* [Problem description]
Reproduce exactly the lines below, from the first one through the line containing "(purpose) at (293.5,107)", and omit any pictures.
====== Provided data ======
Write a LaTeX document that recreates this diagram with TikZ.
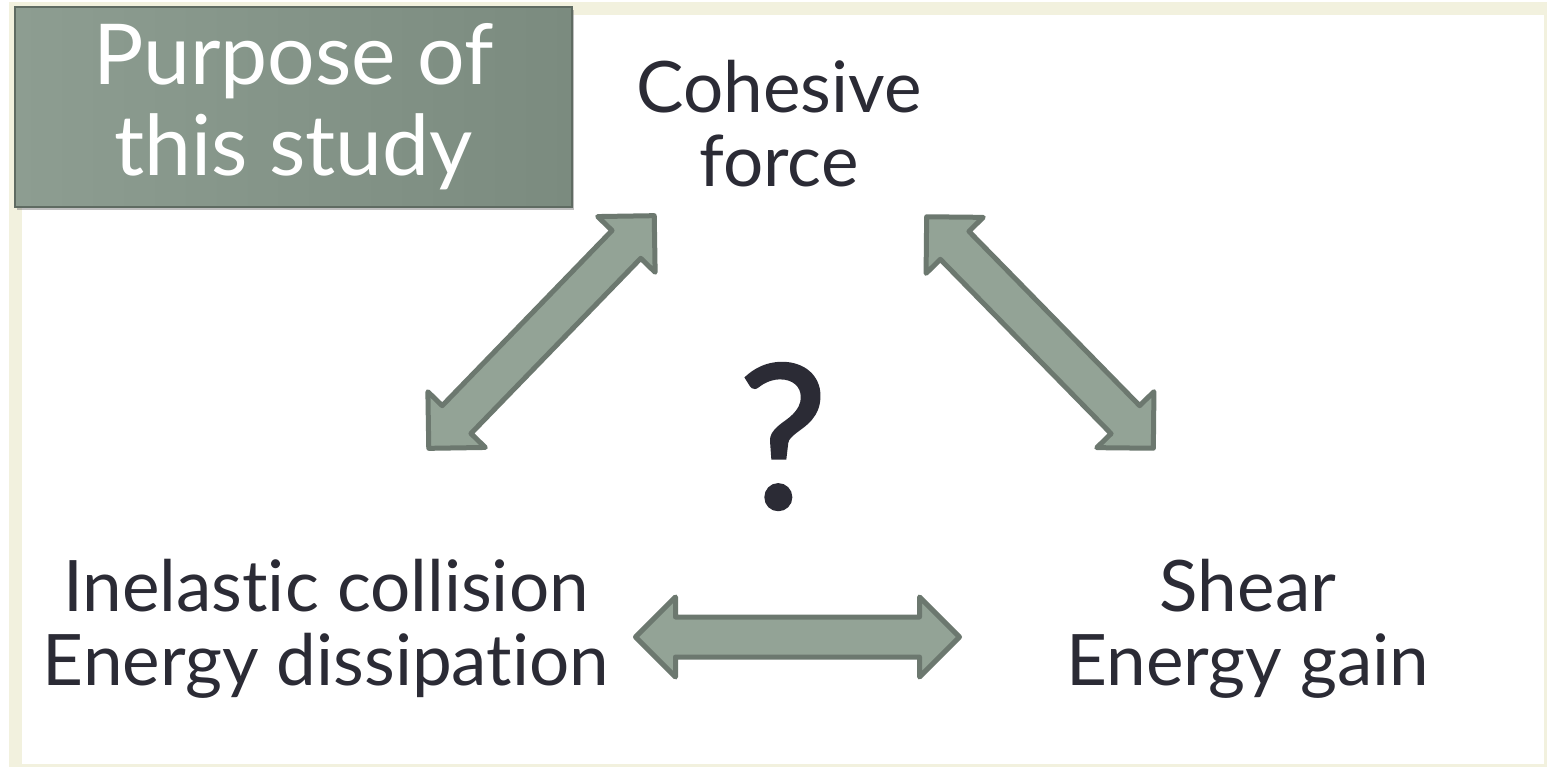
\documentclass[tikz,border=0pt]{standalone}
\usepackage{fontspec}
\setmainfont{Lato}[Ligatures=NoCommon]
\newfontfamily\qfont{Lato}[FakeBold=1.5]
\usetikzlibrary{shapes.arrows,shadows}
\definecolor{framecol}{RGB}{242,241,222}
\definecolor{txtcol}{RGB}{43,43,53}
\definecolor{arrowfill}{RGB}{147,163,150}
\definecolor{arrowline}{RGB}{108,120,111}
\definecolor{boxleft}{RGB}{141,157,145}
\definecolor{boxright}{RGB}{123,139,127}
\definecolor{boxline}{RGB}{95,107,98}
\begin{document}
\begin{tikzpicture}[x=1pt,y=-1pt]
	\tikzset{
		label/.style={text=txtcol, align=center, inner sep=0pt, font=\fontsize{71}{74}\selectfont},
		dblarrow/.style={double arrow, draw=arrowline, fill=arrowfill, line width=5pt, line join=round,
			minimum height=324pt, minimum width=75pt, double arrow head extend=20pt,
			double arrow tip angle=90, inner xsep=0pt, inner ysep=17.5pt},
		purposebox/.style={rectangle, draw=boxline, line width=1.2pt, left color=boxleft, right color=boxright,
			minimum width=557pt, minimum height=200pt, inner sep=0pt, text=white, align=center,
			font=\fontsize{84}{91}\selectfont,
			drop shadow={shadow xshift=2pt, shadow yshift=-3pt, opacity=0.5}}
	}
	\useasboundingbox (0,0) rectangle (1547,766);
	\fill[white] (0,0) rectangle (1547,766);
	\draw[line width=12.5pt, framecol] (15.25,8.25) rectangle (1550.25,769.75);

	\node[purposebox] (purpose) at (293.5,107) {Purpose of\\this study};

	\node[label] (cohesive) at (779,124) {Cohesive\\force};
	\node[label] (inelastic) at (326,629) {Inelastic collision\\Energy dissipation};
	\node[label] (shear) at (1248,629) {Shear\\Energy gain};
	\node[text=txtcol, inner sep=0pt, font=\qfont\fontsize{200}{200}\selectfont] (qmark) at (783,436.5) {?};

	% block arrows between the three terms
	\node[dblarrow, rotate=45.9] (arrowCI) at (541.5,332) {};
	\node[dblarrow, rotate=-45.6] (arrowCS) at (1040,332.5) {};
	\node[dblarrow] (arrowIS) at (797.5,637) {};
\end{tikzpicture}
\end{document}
======
* [Task result]
Write a LaTeX document that recreates this diagram with TikZ.
\documentclass[tikz,border=0pt]{standalone}
\usepackage{fontspec}
\setmainfont{Lato}[Ligatures=NoCommon]
\newfontfamily\qfont{Lato}[FakeBold=1.5]
\usetikzlibrary{shapes.arrows,shadows}
\definecolor{framecol}{RGB}{242,241,222}
\definecolor{txtcol}{RGB}{43,43,53}
\definecolor{arrowfill}{RGB}{147,163,150}
\definecolor{arrowline}{RGB}{108,120,111}
\definecolor{boxleft}{RGB}{141,157,145}
\definecolor{boxright}{RGB}{123,139,127}
\definecolor{boxline}{RGB}{95,107,98}
\begin{document}
\begin{tikzpicture}[x=1pt,y=-1pt]
	\tikzset{
		label/.style={text=txtcol, align=center, inner sep=0pt, font=\fontsize{71}{74}\selectfont},
		dblarrow/.style={double arrow, draw=arrowline, fill=arrowfill, line width=5pt, line join=round,
			minimum height=324pt, minimum width=75pt, double arrow head extend=20pt,
			double arrow tip angle=90, inner xsep=0pt, inner ysep=17.5pt},
		purposebox/.style={rectangle, draw=boxline, line width=1.2pt, left color=boxleft, right color=boxright,
			minimum width=557pt, minimum height=200pt, inner sep=0pt, text=white, align=center,
			font=\fontsize{84}{91}\selectfont,
			drop shadow={shadow xshift=2pt, shadow yshift=-3pt, opacity=0.5}}
	}
	\useasboundingbox (0,0) rectangle (1547,766);
	\fill[white] (0,0) rectangle (1547,766);
	\draw[line width=12.5pt, framecol] (15.25,8.25) rectangle (1550.25,769.75);

	\node[purposebox] (purpose) at (293.5,107) {Purpose of\\this study};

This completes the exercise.